TASK TO CARRY OUT.
Transcribe the full listing exactly, and drop every picture.

::::

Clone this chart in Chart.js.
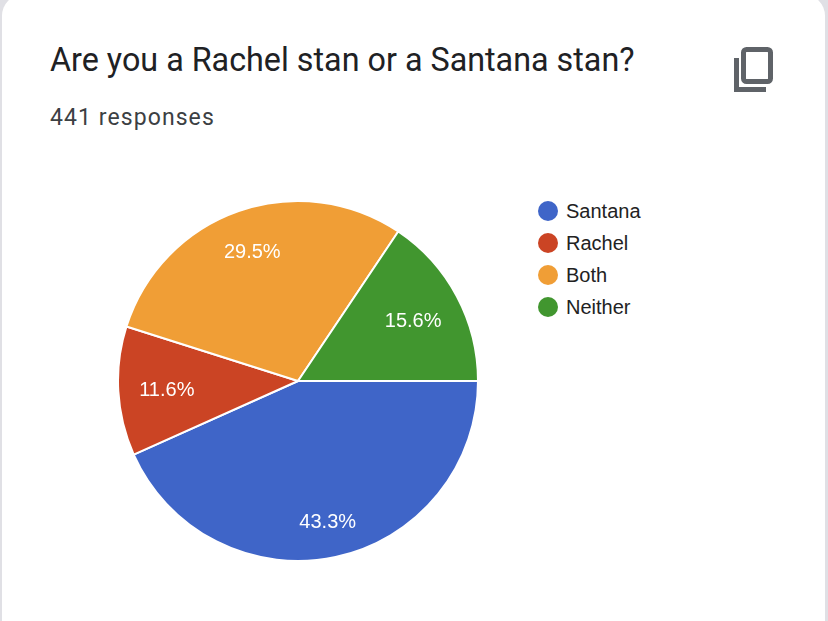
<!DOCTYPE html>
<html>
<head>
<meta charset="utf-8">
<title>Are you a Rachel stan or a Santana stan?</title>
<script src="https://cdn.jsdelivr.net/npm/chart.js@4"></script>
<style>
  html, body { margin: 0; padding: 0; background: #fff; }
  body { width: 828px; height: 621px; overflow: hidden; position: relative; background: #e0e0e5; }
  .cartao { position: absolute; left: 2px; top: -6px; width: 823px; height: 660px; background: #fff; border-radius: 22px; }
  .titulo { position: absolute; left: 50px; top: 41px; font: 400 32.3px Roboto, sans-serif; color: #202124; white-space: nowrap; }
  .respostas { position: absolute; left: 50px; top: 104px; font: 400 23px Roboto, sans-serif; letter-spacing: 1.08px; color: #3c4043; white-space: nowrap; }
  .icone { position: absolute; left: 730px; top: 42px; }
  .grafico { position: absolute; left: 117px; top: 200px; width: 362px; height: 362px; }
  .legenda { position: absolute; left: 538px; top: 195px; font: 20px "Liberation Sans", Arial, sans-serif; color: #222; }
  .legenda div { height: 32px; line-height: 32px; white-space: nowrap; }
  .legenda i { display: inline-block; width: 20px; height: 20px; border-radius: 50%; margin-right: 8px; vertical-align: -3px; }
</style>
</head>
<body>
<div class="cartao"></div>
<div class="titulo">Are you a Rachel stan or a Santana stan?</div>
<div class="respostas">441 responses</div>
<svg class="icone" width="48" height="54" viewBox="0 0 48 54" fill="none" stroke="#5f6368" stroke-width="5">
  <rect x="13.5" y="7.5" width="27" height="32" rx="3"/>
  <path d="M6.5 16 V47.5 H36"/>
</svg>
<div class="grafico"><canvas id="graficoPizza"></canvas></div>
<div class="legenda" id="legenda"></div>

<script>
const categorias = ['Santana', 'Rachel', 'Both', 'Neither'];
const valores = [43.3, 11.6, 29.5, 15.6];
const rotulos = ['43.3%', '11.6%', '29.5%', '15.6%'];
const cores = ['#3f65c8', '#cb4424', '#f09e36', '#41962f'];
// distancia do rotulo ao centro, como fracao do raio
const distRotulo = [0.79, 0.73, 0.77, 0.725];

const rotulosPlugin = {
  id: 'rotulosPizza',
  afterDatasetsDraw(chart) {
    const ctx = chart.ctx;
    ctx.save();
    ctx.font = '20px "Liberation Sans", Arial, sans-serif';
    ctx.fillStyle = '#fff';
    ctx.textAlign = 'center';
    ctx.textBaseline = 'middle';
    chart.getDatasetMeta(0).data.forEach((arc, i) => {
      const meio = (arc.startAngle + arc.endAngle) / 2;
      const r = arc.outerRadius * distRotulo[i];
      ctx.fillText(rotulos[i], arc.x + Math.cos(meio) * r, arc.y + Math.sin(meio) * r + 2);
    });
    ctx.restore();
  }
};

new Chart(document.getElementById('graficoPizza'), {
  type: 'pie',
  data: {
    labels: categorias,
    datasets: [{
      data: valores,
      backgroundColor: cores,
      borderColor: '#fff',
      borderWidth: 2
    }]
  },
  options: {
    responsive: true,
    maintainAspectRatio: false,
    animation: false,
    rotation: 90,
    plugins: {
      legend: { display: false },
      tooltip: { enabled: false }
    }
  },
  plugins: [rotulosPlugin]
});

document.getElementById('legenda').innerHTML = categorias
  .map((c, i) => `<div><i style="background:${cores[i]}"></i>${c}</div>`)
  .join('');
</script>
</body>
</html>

::::

RESULT OF THIS EXERCISE.
Clone this chart in Chart.js.
<!DOCTYPE html>
<html>
<head>
<meta charset="utf-8">
<title>Are you a Rachel stan or a Santana stan?</title>
<script src="https://cdn.jsdelivr.net/npm/chart.js@4"></script>
<style>
  html, body { margin: 0; padding: 0; background: #fff; }
  body { width: 828px; height: 621px; overflow: hidden; position: relative; background: #e0e0e5; }
  .cartao { position: absolute; left: 2px; top: -6px; width: 823px; height: 660px; background: #fff; border-radius: 22px; }
  .titulo { position: absolute; left: 50px; top: 41px; font: 400 32.3px Roboto, sans-serif; color: #202124; white-space: nowrap; }
  .respostas { position: absolute; left: 50px; top: 104px; font: 400 23px Roboto, sans-serif; letter-spacing: 1.08px; color: #3c4043; white-space: nowrap; }
  .icone { position: absolute; left: 730px; top: 42px; }
  .grafico { position: absolute; left: 117px; top: 200px; width: 362px; height: 362px; }
  .legenda { position: absolute; left: 538px; top: 195px; font: 20px "Liberation Sans", Arial, sans-serif; color: #222; }
  .legenda div { height: 32px; line-height: 32px; white-space: nowrap; }
  .legenda i { display: inline-block; width: 20px; height: 20px; border-radius: 50%; margin-right: 8px; vertical-align: -3px; }
</style>
</head>
<body>
<div class="cartao"></div>
<div class="titulo">Are you a Rachel stan or a Santana stan?</div>
<div class="respostas">441 responses</div>
<svg class="icone" width="48" height="54" viewBox="0 0 48 54" fill="none" stroke="#5f6368" stroke-width="5">
  <rect x="13.5" y="7.5" width="27" height="32" rx="3"/>
  <path d="M6.5 16 V47.5 H36"/>
</svg>
<div class="grafico"><canvas id="graficoPizza"></canvas></div>
<div class="legenda" id="legenda"></div>

<script>
const categorias = ['Santana', 'Rachel', 'Both', 'Neither'];
const valores = [43.3, 11.6, 29.5, 15.6];
const rotulos = ['43.3%', '11.6%', '29.5%', '15.6%'];
const cores = ['#3f65c8', '#cb4424', '#f09e36', '#41962f'];
// distancia do rotulo ao centro, como fracao do raio
const distRotulo = [0.79, 0.73, 0.77, 0.725];

const rotulosPlugin = {
  id: 'rotulosPizza',
  afterDatasetsDraw(chart) {
    const ctx = chart.ctx;
    ctx.save();
    ctx.font = '20px "Liberation Sans", Arial, sans-serif';
    ctx.fillStyle = '#fff';
    ctx.textAlign = 'center';
    ctx.textBaseline = 'middle';
    chart.getDatasetMeta(0).data.forEach((arc, i) => {
      const meio = (arc.startAngle + arc.endAngle) / 2;
      const r = arc.outerRadius * distRotulo[i];
      ctx.fillText(rotulos[i], arc.x + Math.cos(meio) * r, arc.y + Math.sin(meio) * r + 2);
    });
    ctx.restore();
  }
};

new Chart(document.getElementById('graficoPizza'), {
  type: 'pie',
  data: {
    labels: categorias,
    datasets: [{
      data: valores,
      backgroundColor: cores,
      borderColor: '#fff',
      borderWidth: 2
    }]
  },
  options: {
    responsive: true,
    maintainAspectRatio: false,
    animation: false,
    rotation: 90,
    plugins: {
      legend: { display: false },
      tooltip: { enabled: false }
    }
  },
  plugins: [rotulosPlugin]
});

document.getElementById('legenda').innerHTML = categorias
  .map((c, i) => `<div><i style="background:${cores[i]}"></i>${c}</div>`)
  .join('');
</script>
</body>
</html>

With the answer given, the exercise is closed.